For the evening inauguration special there were plenty of ’90s icons on hand, from Tom Hanks and Kareem Abdul-Jabbar to that decade’s onetime up-and-comers like Justin Timberlake and Dave Grohl. But it was the performance by the New Radicals during the afternoon virtual parade that proved just how deeply committed Biden is to ’90s culture. In his 2017 memoir, Biden wrote about the fact that the group’s song “You Get What You Give” was a favorite of his late son, Beau, and the lyrics were also read at Beau’s 2015 funeral. In a short video before the performance, the band’s leader and songwriter Gregg Alexander said he and the band had decided that they would reunite for a performance if Biden won, despite the fact that they had broken up in 1999. For the special Wednesday afternoon, they launched into a pitch-perfect rendition of their beloved 1998 hit. (They did, however, drop the rap verse that complains about bankers, health insurance, Beck, Marilyn Manson, Hanson, and Courtney Love.) It was proof positive that only Joe could bring back one of the best parts of the decade.
Featuring performances by Aretha Franklin and Pete Seeger, Obama’s first inauguration in 2009 was a party for the boomers, so it only makes sense that Gen X are now the keepers of our civic religion. But a yearning for the 1990s seems to have a cross-generational appeal. As a young millennial, I think of the era fondly as a carefree time when the cartoons were flowing and an ungodly array of new candy creations made it to the market. Even as Gen Z has begun to mock their predecessors mercilessly, they’ve also picked up on some of the styles and moods of the 1990s.

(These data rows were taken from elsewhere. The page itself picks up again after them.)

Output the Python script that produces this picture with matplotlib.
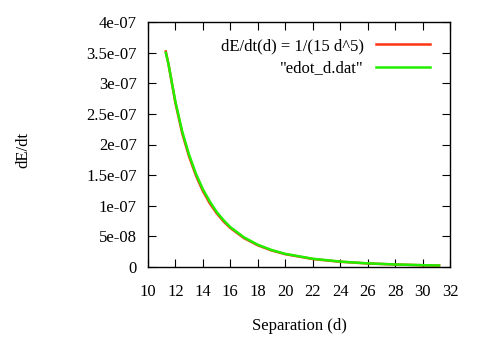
import matplotlib
matplotlib.use("Agg")
import matplotlib.pyplot as plt
from matplotlib.ticker import FuncFormatter, MultipleLocator

# values
d_func = [11.3, 11.5, 12, 12.5, 13, 13.5, 14, 14.5, 15, 15.5, 16, 17, 18, 19, 20, 22, 24, 26, 28, 30, 31.2]
e_func = [3.52e-7, 3.31e-7, 2.68e-7, 2.18e-7, 1.80e-7, 1.49e-7, 1.24e-7, 1.04e-7, 8.78e-8, 7.45e-8,
          6.36e-8, 4.70e-8, 3.53e-8, 2.69e-8, 2.08e-8, 1.29e-8, 8.4e-9, 5.6e-9, 3.9e-9, 2.7e-9, 2.26e-9]

d_dat = [11.3, 11.5, 12, 12.5, 13, 13.5, 14, 14.5, 15, 15.5, 16, 17, 18, 19, 20, 22, 24, 26, 28, 30, 31.2]
e_dat = [3.50e-7, 3.31e-7, 2.70e-7, 2.21e-7, 1.83e-7, 1.52e-7, 1.27e-7, 1.07e-7, 9.0e-8, 7.65e-8,
         6.5e-8, 4.82e-8, 3.62e-8, 2.76e-8, 2.13e-8, 1.33e-8, 8.7e-9, 5.8e-9, 4.0e-9, 2.8e-9, 2.3e-9]

plt.rcParams['font.family'] = ['Liberation Serif', 'DejaVu Serif']
plt.rcParams['font.size'] = 12

fig = plt.figure(figsize=(4.85, 3.4), dpi=100)
ax = fig.add_axes([0.305, 0.215, 0.623, 0.72])

ax.plot(d_func, e_func, color='#ff3311', lw=1.8, label='dE/dt(d) = 1/(15 d^5)')
ax.plot(d_dat, e_dat, color='#22ee00', lw=1.8, label='"edot_d.dat"')

ax.set_xlim(10, 32)
ax.set_ylim(0, 4e-7)
ax.xaxis.set_major_locator(MultipleLocator(2))
ax.yaxis.set_major_locator(MultipleLocator(5e-8))
ax.yaxis.set_major_formatter(FuncFormatter(lambda v, p: '%g' % v if abs(v) > 1e-12 else '0'))
ax.tick_params(direction='in', top=True, right=True, length=6, width=0.8, labelsize=12)
ax.tick_params(axis='x', pad=12)
ax.tick_params(axis='y', pad=8)
for s in ax.spines.values():
    s.set_linewidth(1.0)

ax.legend(loc='upper right', frameon=False, markerfirst=False, handlelength=3.2,
          handletextpad=0.75, labelspacing=0.4, borderaxespad=0.55, fontsize=12,
          bbox_to_anchor=(0.985, 1.0))

fig.text(23 / 485, 1 - 150 / 340, 'dE/dt', rotation=90, ha='center', va='center', fontsize=12)
fig.text(299 / 485, 1 - 326 / 340, 'Separation (d)', ha='center', va='center', fontsize=12)

fig.savefig('out.png', dpi=100)
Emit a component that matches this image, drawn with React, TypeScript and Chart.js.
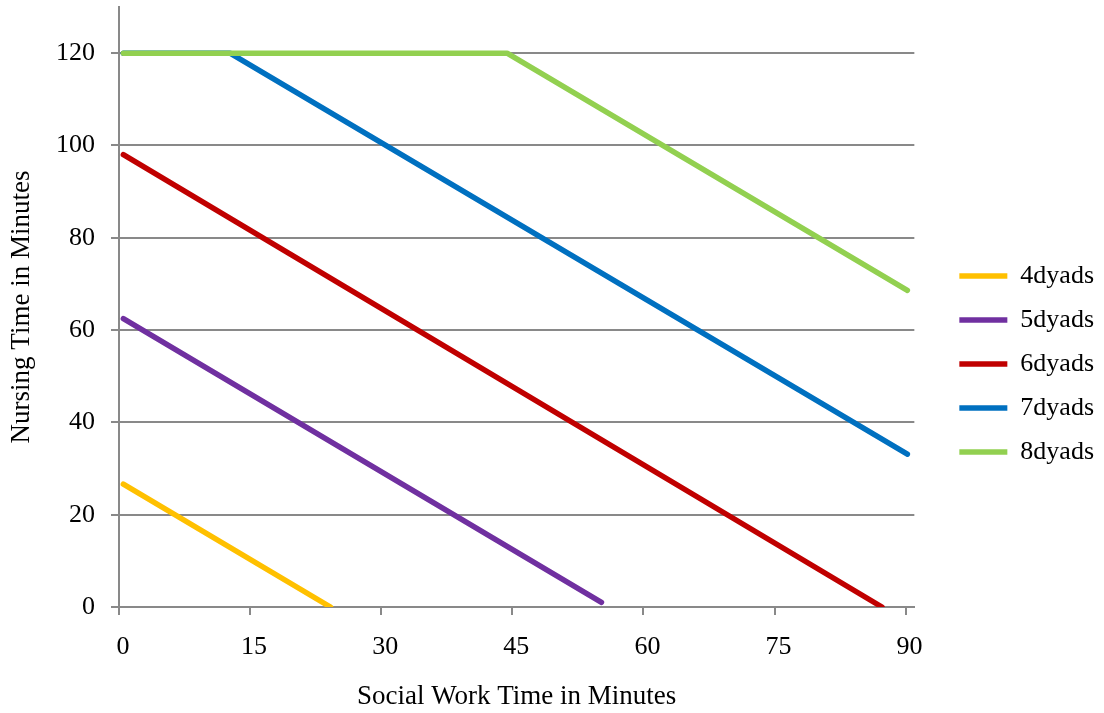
import React, { useEffect, useRef } from "react";
import { Chart, registerables } from "chart.js";

Chart.register(...registerables);

const seriesNames = ["4dyads", "5dyads", "6dyads", "7dyads", "8dyads"];
const seriesColors = ["#FFC000", "#7030A0", "#C00000", "#0070C0", "#92D050"];

const x4 = [0.5, 24.2];
const y4 = [26.6, 0];
const x5 = [0.5, 55.2];
const y5 = [62.5, 1.0];
const x6 = [0.5, 87.3];
const y6 = [98.0, 0];
const x7 = [0.5, 12.7, 90.2];
const y7 = [120, 120, 33.1];
const x8 = [0.5, 44.4, 90.2];
const y8 = [120, 120, 68.6];

const xTicks = [0, 15, 30, 45, 60, 75, 90];
const yTicks = [0, 20, 40, 60, 80, 100, 120];

const xTitle = "Social Work Time in Minutes";
const yTitle = "Nursing Time in Minutes";

const FONT = "'Liberation Serif', 'Times New Roman', serif";
const GRID = "#898989";

export default function App() {
  const ref = useRef<HTMLCanvasElement | null>(null);
  useEffect(() => {
    document.body.style.margin = "0";
    const xs = [x4, x5, x6, x7, x8];
    const ys = [y4, y5, y6, y7, y8];
    const datasets = seriesNames.map((name, i) => ({
      label: name,
      data: xs[i].map((x, j) => ({ x, y: ys[i][j] })),
      borderColor: seriesColors[i],
      backgroundColor: seriesColors[i],
      borderWidth: 5.5,
      borderCapStyle: "round" as const,
      borderJoinStyle: "round" as const,
      pointRadius: 0,
      pointHoverRadius: 0,
      tension: 0,
      fill: false,
      order: -i,
    }));
    const chart = new Chart(ref.current as HTMLCanvasElement, {
      type: "line",
      data: { datasets },
      options: {
        animation: false,
        responsive: true,
        maintainAspectRatio: false,
        layout: { padding: { top: 7, left: 0, right: 0, bottom: -8 } },
        plugins: {
          tooltip: { enabled: false },
          legend: {
            position: "right",
            align: "center",
            labels: {
              usePointStyle: true,
              pointStyle: "line",
              pointStyleWidth: 48,
              padding: 18,
              color: "#000",
              font: { family: FONT, size: 26 },
              sort: (a: any, b: any) => a.datasetIndex - b.datasetIndex,
            },
          },
        },
        scales: {
          x: {
            type: "linear",
            min: 0,
            max: 91,
            afterBuildTicks: (axis: any) => {
              axis.ticks = xTicks.map((v) => ({ value: v }));
            },
            grid: {
              display: true,
              drawOnChartArea: false,
              drawTicks: true,
              tickLength: 8,
              color: GRID,
              lineWidth: 2,
            },
            border: { display: true, color: GRID, width: 2 },
            ticks: {
              padding: 17,
              labelOffset: 4,
              color: "#000",
              font: { family: FONT, size: 26 },
              maxRotation: 0,
            },
            title: {
              display: true,
              text: xTitle,
              color: "#000",
              font: { family: FONT, size: 27 },
              padding: { top: 0.6, bottom: 7.8 },
            },
          },
          y: {
            type: "linear",
            min: 0,
            max: 130,
            afterBuildTicks: (axis: any) => {
              axis.ticks = yTicks.map((v) => ({ value: v }));
            },
            afterFit: (s: any) => {
              s.paddingTop = 0;
              s.paddingBottom = 0;
            },
            grid: {
              display: true,
              drawOnChartArea: true,
              drawTicks: true,
              tickLength: 8,
              color: GRID,
              lineWidth: 2,
            },
            border: { display: true, color: GRID, width: 2 },
            ticks: {
              padding: 16,
              color: "#000",
              font: { family: FONT, size: 26 },
            },
            title: {
              display: true,
              text: yTitle,
              color: "#000",
              font: { family: FONT, size: 27 },
              padding: { top: 5.8, bottom: 1.8 },
            },
          },
          gap: {
            type: "linear",
            position: "right",
            display: true,
            grid: { display: false },
            ticks: { display: false },
            border: { display: false },
            afterFit: (s: any) => {
              s.width = 27;
            },
          },
        },
      },
    });
    return () => chart.destroy();
  }, []);
  return (
    <div style={{ position: "relative", width: "1104px", height: "713px" }}>
      <canvas ref={ref} />
    </div>
  );
}
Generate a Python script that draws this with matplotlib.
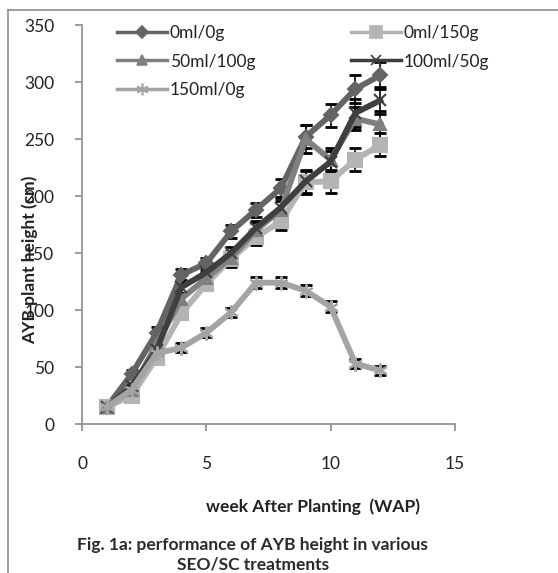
import matplotlib
matplotlib.use("Agg")
import matplotlib.pyplot as plt
from matplotlib.lines import Line2D

weeks = [1, 2, 3, 4, 5, 6, 7, 8, 9, 10, 11, 12]
labels = ["0ml/0g", "0ml/150g", "50ml/100g", "100ml/50g", "150ml/0g"]
s_0_0 = [15, 44, 80, 131, 141, 169, 188, 207, 252, 271, 294, 306]
s_0_150 = [15, 25, 58, 97, 123, 145, 164, 178, 212, 213, 232, 245]
s_50_100 = [15, 30, 70, 110, 128, 146, 170, 188, 250, 232, 268, 263]
s_100_50 = [15, 33, 65, 120, 133, 150, 172, 190, 213, 230, 273, 284]
s_150_0 = [15, 30, 62, 67, 80, 98, 124, 124, 117, 103, 53, 47]
e_0_0 = [3, 3, 5, 5, 5, 6, 6, 8, 10, 10, 12, 12]
e_0_150 = [3, 3, 4, 5, 5, 7, 7, 8, 10, 10, 10, 10]
e_50_100 = [3, 3, 4, 5, 5, 5, 6, 8, 12, 10, 10, 12]
e_100_50 = [3, 3, 4, 5, 5, 5, 6, 8, 10, 10, 12, 12]
e_150_0 = [3, 3, 3, 4, 4, 4, 5, 5, 5, 5, 4, 4]

series = [s_0_0, s_0_150, s_50_100, s_100_50, s_150_0]
errs = [e_0_0, e_0_150, e_50_100, e_100_50, e_150_0]
colors = ["#646464", "#b4b4b4", "#808080", "#3f3f3f", "#a4a4a4"]
markers = ["D", "s", "^", "x", (6, 2, 0)]
msizes = [7, 10, 9, 9, 10]

plt.rcParams['font.family'] = ['Lato', 'DejaVu Sans']

fig = plt.figure(figsize=(5.58, 5.73), dpi=100)
ax = fig.add_axes([0.147, 0.26, 0.668, 0.696])

handles = []
for y, e, c, m, ms, lab in zip(series, errs, colors, markers, msizes, labels):
    ax.errorbar(weeks, y, yerr=e, fmt='none', ecolor='black', elinewidth=1.2,
                capsize=4, capthick=2, zorder=2)
    ax.plot(weeks, y, color=c, lw=4.2, marker=m, markersize=ms,
            markeredgecolor=c, markerfacecolor=c, markeredgewidth=1.5, zorder=3,
            solid_joinstyle='round')
    handles.append(Line2D([], [], color=c, lw=2.5, marker=m, markersize=ms * 0.85,
                          markeredgecolor=c, markerfacecolor=c, markeredgewidth=1.2))

ax.set_xlim(0, 15)
ax.set_ylim(0, 350)
ax.set_xticks([0, 5, 10, 15])
ax.set_yticks(range(0, 351, 50))
for s in ["top", "right"]:
    ax.spines[s].set_visible(False)
for s in ["left", "bottom"]:
    ax.spines[s].set_color("#8c8c8c")
    ax.spines[s].set_linewidth(1.2)
ax.tick_params(axis='both', direction='out', length=5, color="#8c8c8c", width=1.2,
               labelsize=12.5, labelcolor="#222222")
ax.tick_params(axis='x', pad=18)
ax.tick_params(axis='y', pad=15)

# column-major fill gives row order: 0ml/0g, 0ml/150g / 50ml/100g, 100ml/50g / 150ml/0g
order = [0, 2, 4, 1, 3]
leg = ax.legend(handles=[handles[i] for i in order], labels=[labels[i] for i in order],
                ncol=2, loc='upper left',
                bbox_to_anchor=(0.075, 1.017), frameon=False, fontsize=12.5,
                handlelength=2.9, columnspacing=5.5, labelspacing=0.7,
                handletextpad=0.15, borderaxespad=0)
for t in leg.get_texts():
    t.set_color("#222222")

fig.text(30 / 558, 1 - 260 / 573, "AYB plant height (cm)", rotation=90,
         ha='center', va='center', fontsize=12.5, fontweight='bold', color='#222222')
fig.text(313 / 558, 1 - 507 / 573, "week After Planting  (WAP)", ha='center',
         va='center', fontsize=12.5, fontweight='bold', color='#222222')
fig.text(252 / 558, 1 - 545 / 573, "Fig. 1a: performance of AYB height in various",
         ha='center', va='center', fontsize=12.5, fontweight='bold', color='#2a2a2a')
fig.text(253 / 558, 1 - 564 / 573, "SEO/SC treatments",
         ha='center', va='center', fontsize=12.5, fontweight='bold', color='#2a2a2a')

# outer frame (top and left)
fig.add_artist(Line2D([8 / 558, 8 / 558], [0, 1 - 10 / 573], color="#8c8c8c", lw=1.2,
                      transform=fig.transFigure))
fig.add_artist(Line2D([8 / 558, 1], [1 - 10 / 573, 1 - 10 / 573], color="#8c8c8c", lw=1.2,
                      transform=fig.transFigure))

fig.savefig("out.png", dpi=100)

On a more serious note, Biden might actually be feeling inspired by the air of bipartisan cooperation and public comity that was at least a little more visible in the ’90s. Back before birtherism or the Tea Party, when the people of the Senate could all just get along, GDP was expanding at a rapid clip, and there was even a federal budget surplus. Despite all the bipartisan signals on display at Biden’s inauguration, from purple coats to the presence of three former presidents, it seems pretty unlikely that Biden can bring that sense of 1990s unity back for real, and there are plenty of reasons why he shouldn’t want to. But if he could bring back New Radicals, there’s reason to believe he’s going to try.